The quietest line on a retained list can sometimes expose the loudest squad-planning question.
West Ham United have confirmed that Lukasz Fabianski and Adama Traore will be listed as free transfers when their contracts expire on 30 June. For Fabianski, in particular, the date carries more weight than a routine administrative cut-off.
The Premier League’s own released-list process underlines the technical point: players marked as free transfers see their deals expire on 30 June, although a fresh contract could still alter a player’s status. West Ham have not framed Fabianski’s case as a late negotiation. They have framed it as part of a post-relegation reset.
OFFICIAL: West Ham have announced their retained list. First-team players Lukasz Fabianski and Adama Traore will be listed as free transfers when their respective contracts expire.
— West Ham Central (@WestHam_Central) June 2026
West Ham Cannot Treat Fabianski Exit As Housekeeping
Fabianski’s contribution is not a small footnote. He arrived from Swansea City in 2018, became one of the most reliable goalkeepers of West Ham’s modern Premier League era, and was part of the group that lifted the 2022/23 UEFA Europa Conference League.
beIN Sports reported that the Polish goalkeeper made 216 appearances for the club and kept 50 clean sheets. That is the scale of experience now leaving the building before Nuno Espirito Santo’s first Championship campaign.
The immediate football question is not simply who starts in goal. It is whether West Ham have enough stability behind the first-choice goalkeeper to survive a 46-game league season where the rhythm is colder, tighter and less forgiving than the Premier League.
Mads Hermansen and Alphonse Areola were preferred last season, which made Fabianski’s reduced role understandable. Yet a promotion push asks for more than a named No.1. It asks for a goalkeeping department that can absorb injuries, cup rotation, heavy travel and the pressure of playing as a favourite most weeks.

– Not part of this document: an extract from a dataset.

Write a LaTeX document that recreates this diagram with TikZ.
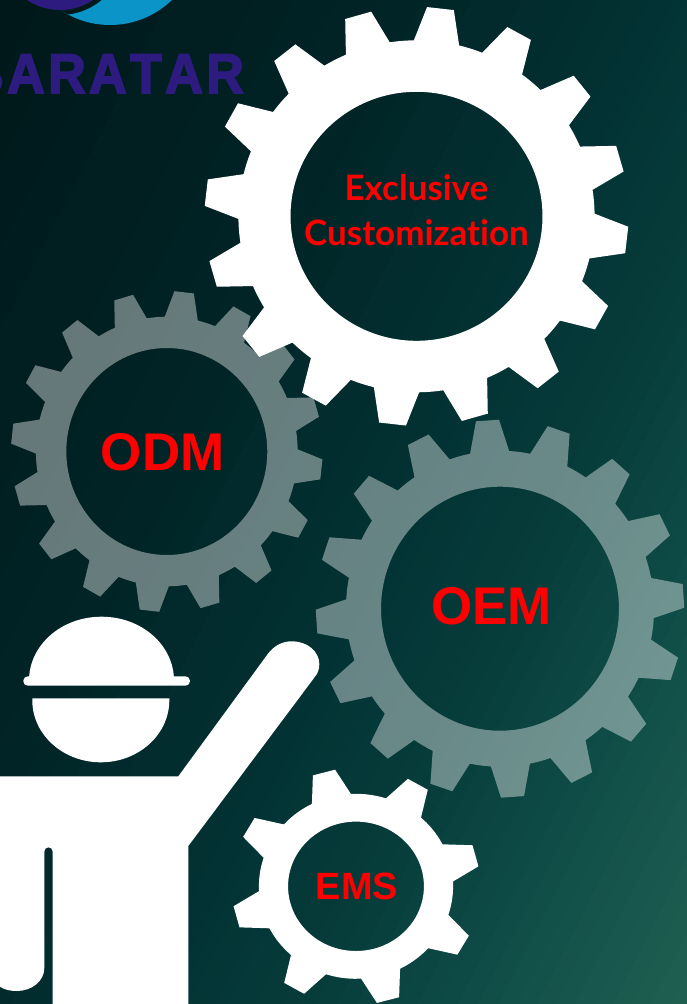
\documentclass[tikz,border=0pt]{standalone}
\usepackage{fontspec}
\setmainfont{Liberation Sans}
\newfontfamily\lato[Ligatures=NoCommon]{Lato}
\newfontfamily\logofont[Kerning=Off,FakeStretch=0.93,LetterSpace=6,BoldFeatures={FakeBold=3}]{Liberation Sans}
\definecolor{bga}{HTML}{00181A}
\definecolor{bgb}{HTML}{012628}
\definecolor{bgc}{HTML}{033435}
\definecolor{bgd}{HTML}{063C3A}
\definecolor{bge}{HTML}{12504A}
\definecolor{bgf}{HTML}{206151}
\definecolor{logopurple}{HTML}{2D1B80}
\definecolor{logoblue}{HTML}{0A94C8}
\definecolor{logogap}{HTML}{001A1C}
\tikzset{
  gearwhite/.style={fill=white,even odd rule},
  geargray/.style={fill=white,fill opacity=0.4,even odd rule},
  manpart/.style={fill=white},
  bigtext/.style={text=red,font=\fontsize{53}{53}\selectfont\bfseries,inner sep=0pt,anchor=base},
  smalltext/.style={text=red,font=\fontsize{38}{38}\selectfont\bfseries,inner sep=0pt,anchor=base},
  customtext/.style={text=red,font=\lato\fontsize{35}{45}\selectfont\bfseries,inner sep=0pt,align=center},
  logotext/.style={text=logopurple,font=\logofont\fontsize{56}{56}\selectfont\bfseries,inner sep=0pt,anchor=base west}
}
% #1 style, then cx,cy,xscale,teeth,phase,root,tip,base half angle,tip half angle,hole
\def\gearshape#1;#2,#3,#4,#5,#6,#7,#8,#9;{%
  \pgfmathsetmacro\gst{360/#5}%
  \pgfmathtruncatemacro\glast{#5-1}%
  \def\gph{#6}\def\grr{#7}\def\grt{#8}\def\ghb{#9}%
  \gearfinish{#1}{#2}{#3}{#4}}
\newcommand\gearfinish[6]{%
  \pgfmathsetmacro\ggap{(\gst-2*\ghb)/5}%
  \begin{scope}[shift={(#2,#3)},xscale=#4,yscale=-1]
    \path[#1] ({\gph-\ghb}:\grr)
      foreach \k in {0,...,\glast} {
        -- ({\gph+\k*\gst-\ghb}:\grr)
        -- ({\gph+\k*\gst-#5}:\grt)
        -- ({\gph+\k*\gst+#5}:\grt)
        -- ({\gph+\k*\gst+\ghb}:\grr)
        -- ({\gph+\k*\gst+\ghb+\ggap}:\grr)
        -- ({\gph+\k*\gst+\ghb+2*\ggap}:\grr)
        -- ({\gph+\k*\gst+\ghb+3*\ggap}:\grr)
        -- ({\gph+\k*\gst+\ghb+4*\ggap}:\grr)
      } -- cycle
      (0,0) circle [radius=#6];
  \end{scope}}
\begin{document}
\begin{tikzpicture}[x=1pt,y=-1pt]
\clip (0,0) rectangle (687,1004);
% background: linear gradient at 27 degrees, painted as half-planes from far to near
\fill[bga] (0,0) rectangle (687,1004);
\foreach \ta/\tb/\ca/\cb in {0/375/bga/bgb,375/600/bgb/bgc,600/720/bgc/bgd,720/900/bgd/bge,900/1070/bge/bgf} {
  \foreach \uu in {0,10,...,90} {
    \pgfmathsetmacro\tpos{\ta+(\tb-\ta)*0.01*\uu}
    \colorlet{stripcol}{\cb!\uu!\ca}
    \fill[stripcol] ({0.891*\tpos-908},{0.454*\tpos+1782})
      -- ({0.891*\tpos+908},{0.454*\tpos-1782})
      -- ({0.891*\tpos+908+1782},{0.454*\tpos-1782+908})
      -- ({0.891*\tpos-908+1782},{0.454*\tpos+1782+908}) -- cycle;
  }
}
% logo
\fill[logoblue] (110,-64) circle [radius=89];
\begin{scope}
  \clip (110,-64) circle [radius=89];
  \fill[logogap] (60,-50) circle [radius=65];
\end{scope}
\fill[logopurple] (60,-49.5) circle [radius=59.5];
\node[logotext] (logo) at (-34,93) {BARATAR};
% gears
\gearshape geargray;166.8,451.5,0.971,16,16.1,134.8,160.5,7.3;{3.6}{103.5}
\gearshape gearwhite;416.5,216.3,1.012,16,16,176,209.5,7.35;{3.65}{124.5}
\gearshape geargray;500,608.7,0.975,16,3.9,158,189,7.3;{3.6}{122}
\gearshape gearwhite;356,886.3,1.05,8,15,92.5,118.3,12;{5.3}{64.7}
% worker
\path[manpart] (29,680.7) .. controls (29,645.4) and (61,616.7) .. (101.5,616.7)
  .. controls (142,616.7) and (174,645.4) .. (174,680.7) -- cycle;
\path[manpart,rounded corners=4.5pt] (23.3,676.3) rectangle (190,685.7);
\path[manpart] (32.3,698.3) -- (169.3,698.3) -- (169.3,700.3)
  .. controls (169.3,734.5) and (138.6,762.3) .. (100.8,762.3)
  .. controls (63,762.3) and (32.3,734.5) .. (32.3,700.3) -- cycle;
\path[manpart] (0,776.3) -- (178.3,776.3) -- (268.3,653.3)
  .. controls (275,645) and (283,641.3) .. (291.7,641.3)
  .. controls (308,641.3) and (319.3,652) .. (319.3,664)
  .. controls (319.3,669) and (318,673) .. (315,676.7)
  -- (188.3,846) -- (188.3,1004) -- (52.7,1004) -- (52.7,851.5)
  .. controls (52.7,846) and (44.3,846) .. (44.3,851.5)
  -- (44.3,968) .. controls (44.3,981) and (32,991) .. (16.7,991)
  .. controls (10,991) and (4,989.5) .. (0,986.7) -- cycle;
% labels
\node[customtext] (custom) at (416.5,210) {Exclusive\\Customization};
\node[bigtext] (odm) at (162.8,470.7) {ODM};
\node[bigtext] (oem) at (491.5,624.3) {OEM};
\node[smalltext] (ems) at (357,899.3) {EMS};
\end{tikzpicture}
\end{document}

Nuno Needs Certainty Before The Rebuild Accelerates
The Guardian reported after relegation that West Ham intend to reshape the squad while chasing an immediate return to the top flight. That matters here because goalkeeper depth is often treated as secondary until the first problem arrives.
West Ham cannot afford that kind of reactive thinking. If Fabianski’s exit removes a senior dressing-room voice, the replacement plan has to cover more than shot-stopping. Nuno needs leadership, distribution security and a goalkeeper comfortable defending space when Championship opponents force direct, awkward games.

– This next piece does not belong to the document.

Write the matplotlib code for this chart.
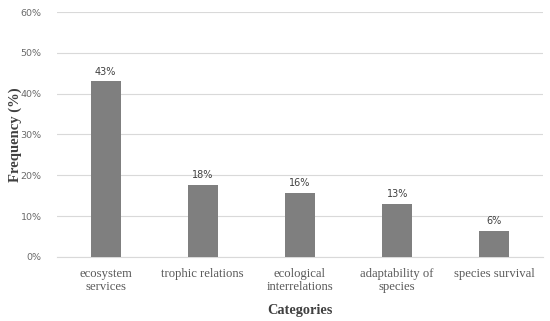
import matplotlib
matplotlib.use('Agg')
import matplotlib.pyplot as plt
import numpy as np

categories = ['ecosystem\nservices', 'trophic relations', 'ecological\ninterrelations',
              'adaptability of\nspecies', 'species survival']
values = [43.0, 17.6, 15.6, 13.1, 6.4]
labels = ['43%', '18%', '16%', '13%', '6%']
yticks = [0, 10, 20, 30, 40, 50, 60]

fig = plt.figure(figsize=(5.5, 3.21), dpi=100)
ax = fig.add_axes([0.1036, 0.1994, 0.8836, 0.7632])

x = np.arange(len(categories))
ax.bar(x, values, width=0.31, color='#7f7f7f', zorder=3)
for xi, v, lab in zip(x, values, labels):
    ax.text(xi, v + 1.2, lab, ha='center', va='bottom', fontsize=7,
            color='#404040', family='DejaVu Sans')

ax.set_xlim(-0.5, len(categories) - 0.5)
ax.set_ylim(0, 60)
ax.set_yticks(yticks)
ax.set_yticklabels([f'{t}%' for t in yticks], fontsize=6.8, color='#6a6a6a',
                   family='DejaVu Sans')
ax.set_xticks(x)
ax.set_xticklabels(categories, fontsize=9.1, color='#595959', family='Liberation Serif',
                   linespacing=1.05)
ax.tick_params(axis='x', length=0, pad=8)
ax.tick_params(axis='y', length=0, pad=11)
ax.grid(axis='y', color='#d9d9d9', linewidth=0.8, zorder=0)
for s in ['top', 'right', 'left']:
    ax.spines[s].set_visible(False)
ax.spines['bottom'].set_color('#d9d9d9')

ax.set_xlabel('Categories', fontsize=10.3, fontweight='bold', color='#404040',
              family='Liberation Serif')
ax.xaxis.set_label_coords(0.5, -0.19)
ax.set_ylabel('Frequency (%)', fontsize=10.5, fontweight='bold', color='#404040',
              family='Liberation Serif')
ax.yaxis.set_label_coords(-0.072, 0.5)

fig.savefig('out.png', dpi=100)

That is why this deadline should sharpen recruitment discipline. The club have already been pulled into bigger market conversations around high-value departures, wide-player depth and the search for a recruitment leader. But promotion campaigns are usually protected by less glamorous decisions: reliable backups, clean contract calls and specialists who understand the weekly grind.

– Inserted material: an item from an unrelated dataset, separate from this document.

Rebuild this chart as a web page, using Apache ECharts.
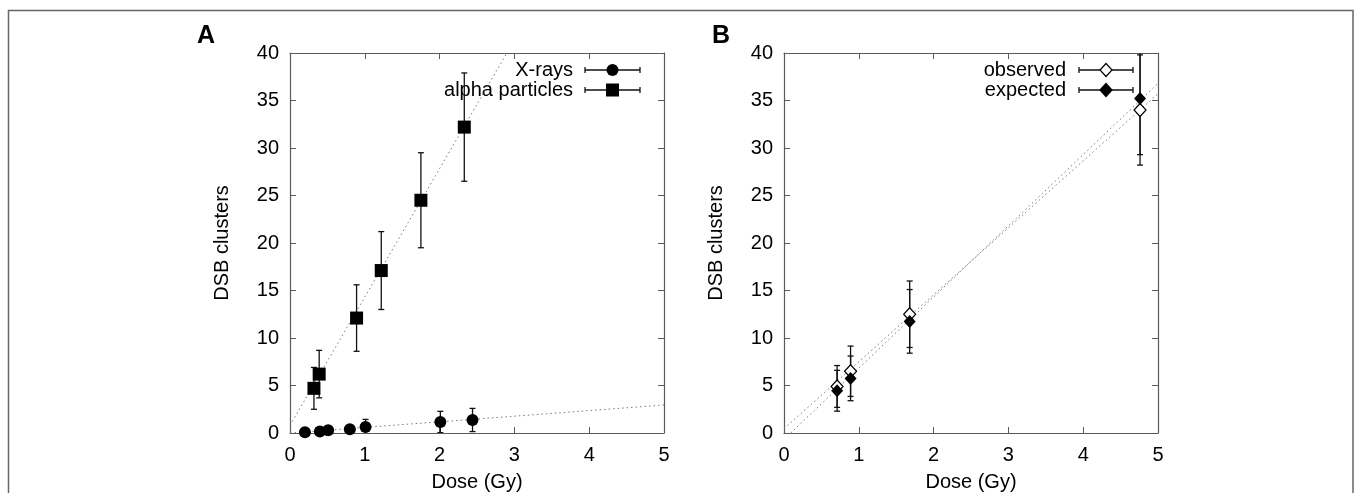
<!DOCTYPE html>
<html lang="en">
<head>
    <meta charset="UTF-8">
    <title>DSB clusters vs dose</title>
    <script src="https://cdn.jsdelivr.net/npm/echarts@6/dist/echarts.min.js"></script>
    <style>
        html, body { margin: 0; padding: 0; background: #fff; }
    </style>
</head>
<body>
    <div id="dv" style="width:1356px;height:493px;"></div>
</body>
<script>
   var myChart = echarts.init(document.getElementById('dv'))

   // panel A - X-rays
   let xrayDose = [0.2, 0.4, 0.51, 0.8, 1.01, 2.01, 2.44];
   let xrayDsb  = [0.08, 0.15, 0.28, 0.39, 0.63, 1.16, 1.37];
   let xrayErr  = [0.1, 0.15, 0.2, 0.3, 0.8, 1.12, 1.22];
   // panel A - alpha particles
   let alphaDose = [0.32, 0.39, 0.89, 1.22, 1.75, 2.33];
   let alphaDsb  = [4.7, 6.2, 12.1, 17.1, 24.5, 32.2];
   let alphaErr  = [2.2, 2.5, 3.5, 4.1, 5.0, 5.7];
   // panel B
   let obsDose = [0.71, 0.89, 1.68, 4.76];
   let obsDsb  = [4.9, 6.5, 12.5, 34.0];
   let obsErr  = [2.2, 2.65, 3.5, 5.8];
   let expDose = [0.71, 0.89, 1.68, 4.76];
   let expDsb  = [4.45, 5.75, 11.75, 35.2];
   let expErr  = [2.15, 2.35, 3.35, 5.9];
   // fitted lines (end points)
   let xrayFit  = [[0, 0.0], [5, 2.95]];
   let alphaFit = [[0, 0.8], [2.9, 40]];
   let obsFit   = [[0.09, 0], [5, 36.8]];
   let expFit   = [[0, 0.45], [5, 35.7]];

   let font = 'Liberation Sans';
   let fs = 20;
   let frame = '#5a5a5a';
   let ink = '#000';

   function pts(xs, ys, es) {
       return xs.map((x, i) => es ? [x, ys[i], es[i]] : [x, ys[i]]);
   }

   function errorBars(params, api) {
       let x = api.value(0), y = api.value(1), e = api.value(2);
       let t = api.coord([x, y + e]);
       let b = api.coord([x, y - e]);
       let w = 3;
       let st = { stroke: '#111', lineWidth: 1.3 };
       return {
           type: 'group',
           children: [
               { type: 'line', shape: { x1: t[0], y1: t[1], x2: b[0], y2: b[1] }, style: st },
               { type: 'line', shape: { x1: t[0] - w, y1: t[1], x2: t[0] + w, y2: t[1] }, style: st },
               { type: 'line', shape: { x1: b[0] - w, y1: b[1], x2: b[0] + w, y2: b[1] }, style: st }
           ]
       };
   }

   function xAx(gi, top) {
       return {
           type: 'value', gridIndex: gi, min: 0, max: 5, interval: 1,
           position: top ? 'top' : 'bottom',
           name: top ? '' : 'Dose (Gy)', nameLocation: 'middle', nameGap: 39,
           nameTextStyle: { fontFamily: font, fontSize: fs, color: ink },
           axisLine: { show: true, onZero: false, lineStyle: { color: frame, width: 1.2 } },
           axisTick: { show: true, inside: true, length: 6, lineStyle: { color: frame } },
           axisLabel: { show: !top, margin: 12, fontFamily: font, fontSize: fs, color: ink },
           splitLine: { show: false }
       };
   }
   function yAx(gi, right) {
       return {
           type: 'value', gridIndex: gi, min: 0, max: 40, interval: 5,
           position: right ? 'right' : 'left',
           name: right ? '' : 'DSB clusters', nameLocation: 'middle', nameGap: 58, nameRotate: 90,
           nameTextStyle: { fontFamily: font, fontSize: fs, color: ink },
           axisLine: { show: true, onZero: false, lineStyle: { color: frame, width: 1.2 } },
           axisTick: { show: true, inside: true, length: 6, lineStyle: { color: frame } },
           axisLabel: { show: !right, margin: 11, fontFamily: font, fontSize: fs, color: ink },
           splitLine: { show: false }
       };
   }

   let dotted = { color: '#7a7a7a', width: 1, type: [1.5, 3] };

   function fitLine(data, ai) {
       return {
           type: 'line', xAxisIndex: ai, yAxisIndex: ai, data: data,
           symbol: 'none', silent: true, lineStyle: dotted, z: 1
       };
   }
   function bars(data, ai) {
       return {
           type: 'custom', xAxisIndex: ai, yAxisIndex: ai, data: data,
           renderItem: errorBars, clip: true, silent: true, z: 2
       };
   }

   // legend sample: error bar line with caps and a marker in the middle
   function legendRow(tx, x1, x2, y, text, marker) {
       let st = { stroke: '#111', lineWidth: 1.3 };
       let mx = (x1 + x2) / 2;
       return [
           { type: 'text', x: tx, y: y, style: { text: text, fontFamily: font, fontSize: fs, fill: ink, align: 'right', verticalAlign: 'middle' } },
           { type: 'line', shape: { x1: x1, y1: y, x2: x2, y2: y }, style: st },
           { type: 'line', shape: { x1: x1, y1: y - 3, x2: x1, y2: y + 3 }, style: st },
           { type: 'line', shape: { x1: x2, y1: y - 3, x2: x2, y2: y + 3 }, style: st },
           Object.assign({ z: 10 }, marker(mx, y))
       ];
   }
   let circleM = (x, y) => ({ type: 'circle', shape: { cx: x, cy: y, r: 6 }, style: { fill: ink } });
   let squareM = (x, y) => ({ type: 'rect', shape: { x: x - 6.5, y: y - 6.5, width: 13, height: 13 }, style: { fill: ink } });
   let diamondM = (fill) => (x, y) => ({
       type: 'polygon', shape: { points: [[x, y - 6.5], [x + 6, y], [x, y + 6.5], [x - 6, y]] },
       style: { fill: fill, stroke: ink, lineWidth: 1.2 }
   });

   let graphics = [
       { type: 'polyline', shape: { points: [[8.5, 493], [8.5, 10.5], [1353, 10.5], [1353, 493]] },
         style: { stroke: '#666', lineWidth: 1.5, fill: null } },
       { type: 'text', x: 197, y: 36, style: { text: 'A', fontFamily: font, fontSize: 25, fontWeight: 'bold', fill: ink, verticalAlign: 'middle' } },
       { type: 'text', x: 712, y: 36, style: { text: 'B', fontFamily: font, fontSize: 25, fontWeight: 'bold', fill: ink, verticalAlign: 'middle' } }
   ].concat(
       legendRow(573, 585, 640, 70, 'X-rays', circleM),
       legendRow(573, 585, 640, 90, 'alpha particles', squareM),
       legendRow(1066, 1079, 1133, 70, 'observed', diamondM('#fff')),
       legendRow(1066, 1079, 1133, 90, 'expected', diamondM(ink))
   );

   option = {
       backgroundColor: '#fff',
       animation: false,
       grid: [
           { left: 290, top: 53, width: 374, height: 380, outerBoundsMode: 'none' },
           { left: 784, top: 53, width: 374, height: 380, outerBoundsMode: 'none' }
       ],
       xAxis: [xAx(0, false), xAx(1, false), xAx(0, true), xAx(1, true)],
       yAxis: [yAx(0, false), yAx(1, false), yAx(0, true), yAx(1, true)],
       graphic: graphics,
       series: [
           fitLine(xrayFit, 0),
           fitLine(alphaFit, 0),
           fitLine(obsFit, 1),
           fitLine(expFit, 1),
           bars(pts(xrayDose, xrayDsb, xrayErr), 0),
           bars(pts(alphaDose, alphaDsb, alphaErr), 0),
           bars(pts(obsDose, obsDsb, obsErr), 1),
           bars(pts(expDose, expDsb, expErr), 1),
           {
               name: 'X-rays', type: 'scatter', xAxisIndex: 0, yAxisIndex: 0,
               data: pts(xrayDose, xrayDsb), symbol: 'circle', symbolSize: 12,
               itemStyle: { color: ink, opacity: 1 }, z: 5
           },
           {
               name: 'alpha particles', type: 'scatter', xAxisIndex: 0, yAxisIndex: 0,
               data: pts(alphaDose, alphaDsb), symbol: 'rect', symbolSize: 13,
               itemStyle: { color: ink, opacity: 1 }, z: 5
           },
           {
               name: 'observed', type: 'scatter', xAxisIndex: 1, yAxisIndex: 1,
               data: pts(obsDose, obsDsb), symbol: 'diamond', symbolSize: [12, 13],
               itemStyle: { color: '#fff', borderColor: ink, borderWidth: 1.2, opacity: 1 }, z: 5
           },
           {
               name: 'expected', type: 'scatter', xAxisIndex: 1, yAxisIndex: 1,
               data: pts(expDose, expDsb), symbol: 'diamond', symbolSize: [12, 13],
               itemStyle: { color: ink, opacity: 1 }, z: 6
           }
       ]
   }
   myChart.setOption(option)
</script>
</html>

There is also a wage-structure benefit if handled properly. Moving on from a veteran contract creates room to refresh the department without carrying an expensive player outside the core matchday plan. The danger comes if the saving is banked without the succession piece being completed.
The 30 June Date Leaves Little Room For Drift
By Monday night, the retained-list status becomes real. Fabianski’s chapter moves from pending exit to free-agent departure, and West Ham’s rebuild loses another figure who knew the standards of the club at its recent best.
That is not a reason for sentiment to overrule squad logic. It is a reason for the next move to be precise.
If Nuno is building a promotion side, he needs clarity in the positions that decide tight games. Fabianski’s exit gives West Ham a clean break. The pressure now is making sure it does not leave a quiet weakness behind.